>>>

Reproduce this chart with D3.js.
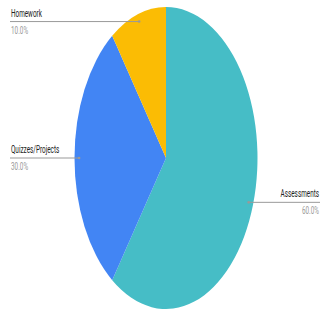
<!DOCTYPE html>
<html><head><meta charset="utf-8">
<script src="https://cdn.jsdelivr.net/npm/d3@7"></script>
<style>html,body{margin:0;padding:0;background:#fff;}svg{display:block;}</style>
</head><body>
<svg id="chart" width="320" height="310"></svg>
<script>
const categories = ["Assessments", "Quizzes/Projects", "Homework"];
const values = [60, 30, 10];
const pctLabels = ["60.0%", "30.0%", "10.0%"];
const colors = ["#46BDC6", "#4285F4", "#FBBC04"];

const W = 320, H = 310;
const cx = 166, cy = 158, ry = 151, rx = 91.5;
const sx = rx / ry;
const svg = d3.select("#chart");

const pie = d3.pie().sort(null).value(d => d.v);
const data = pie(categories.map((c, i) => ({c, v: values[i], p: pctLabels[i], col: colors[i]})));
const arc = d3.arc().innerRadius(0).outerRadius(ry);

const g = svg.append("g").attr("transform", `translate(${cx},${cy}) scale(${sx},1)`);
g.selectAll("path").data(data).join("path")
  .attr("d", arc).attr("fill", d => d.data.col);

const k = 0.95;
data.forEach(d => {
  const a = (d.startAngle + d.endAngle) / 2;
  const px = cx + rx * k * Math.sin(a);
  const py = cy - ry * k * Math.cos(a);
  const right = px > cx;
  const x2 = right ? W : 10;
  svg.append("line").attr("x1", px).attr("y1", py).attr("x2", x2).attr("y2", py)
    .attr("stroke", "#999").attr("stroke-width", 1);
  svg.append("circle").attr("cx", px).attr("cy", py).attr("r", 1.3).attr("fill", "#999");
  const tx = right ? 319 : 11;
  const anchor = right ? "end" : "start";
  svg.append("text").attr("transform", `translate(${tx},${py - 5}) scale(${sx},1)`)
    .attr("text-anchor", anchor).attr("font-family", "Roboto, Arial, sans-serif")
    .attr("font-size", 10.5).attr("fill", "#222").text(d.data.c);
  svg.append("text").attr("transform", `translate(${tx},${py + 12}) scale(${sx},1)`)
    .attr("text-anchor", anchor).attr("font-family", "Roboto, Arial, sans-serif")
    .attr("font-size", 10.5).attr("fill", "#999").text(d.data.p);
});
</script>
</body></html>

<<<

* **WRITTEN PROBLEM**
Repeat the data exactly, without the pictures.

* **OUTPUT BELOW**
Reproduce this chart with D3.js.
<!DOCTYPE html>
<html><head><meta charset="utf-8">
<script src="https://cdn.jsdelivr.net/npm/d3@7"></script>
<style>html,body{margin:0;padding:0;background:#fff;}svg{display:block;}</style>
</head><body>
<svg id="chart" width="320" height="310"></svg>
<script>
const categories = ["Assessments", "Quizzes/Projects", "Homework"];
const values = [60, 30, 10];
const pctLabels = ["60.0%", "30.0%", "10.0%"];
const colors = ["#46BDC6", "#4285F4", "#FBBC04"];

const W = 320, H = 310;
const cx = 166, cy = 158, ry = 151, rx = 91.5;
const sx = rx / ry;
const svg = d3.select("#chart");

const pie = d3.pie().sort(null).value(d => d.v);
const data = pie(categories.map((c, i) => ({c, v: values[i], p: pctLabels[i], col: colors[i]})));
const arc = d3.arc().innerRadius(0).outerRadius(ry);

const g = svg.append("g").attr("transform", `translate(${cx},${cy}) scale(${sx},1)`);
g.selectAll("path").data(data).join("path")
  .attr("d", arc).attr("fill", d => d.data.col);

const k = 0.95;
data.forEach(d => {
  const a = (d.startAngle + d.endAngle) / 2;
  const px = cx + rx * k * Math.sin(a);
  const py = cy - ry * k * Math.cos(a);
  const right = px > cx;
  const x2 = right ? W : 10;
  svg.append("line").attr("x1", px).attr("y1", py).attr("x2", x2).attr("y2", py)
    .attr("stroke", "#999").attr("stroke-width", 1);
  svg.append("circle").attr("cx", px).attr("cy", py).attr("r", 1.3).attr("fill", "#999");
  const tx = right ? 319 : 11;
  const anchor = right ? "end" : "start";
  svg.append("text").attr("transform", `translate(${tx},${py - 5}) scale(${sx},1)`)
    .attr("text-anchor", anchor).attr("font-family", "Roboto, Arial, sans-serif")
    .attr("font-size", 10.5).attr("fill", "#222").text(d.data.c);
  svg.append("text").attr("transform", `translate(${tx},${py + 12}) scale(${sx},1)`)
    .attr("text-anchor", anchor).attr("font-family", "Roboto, Arial, sans-serif")
    .attr("font-size", 10.5).attr("fill", "#999").text(d.data.p);
});
</script>
</body></html>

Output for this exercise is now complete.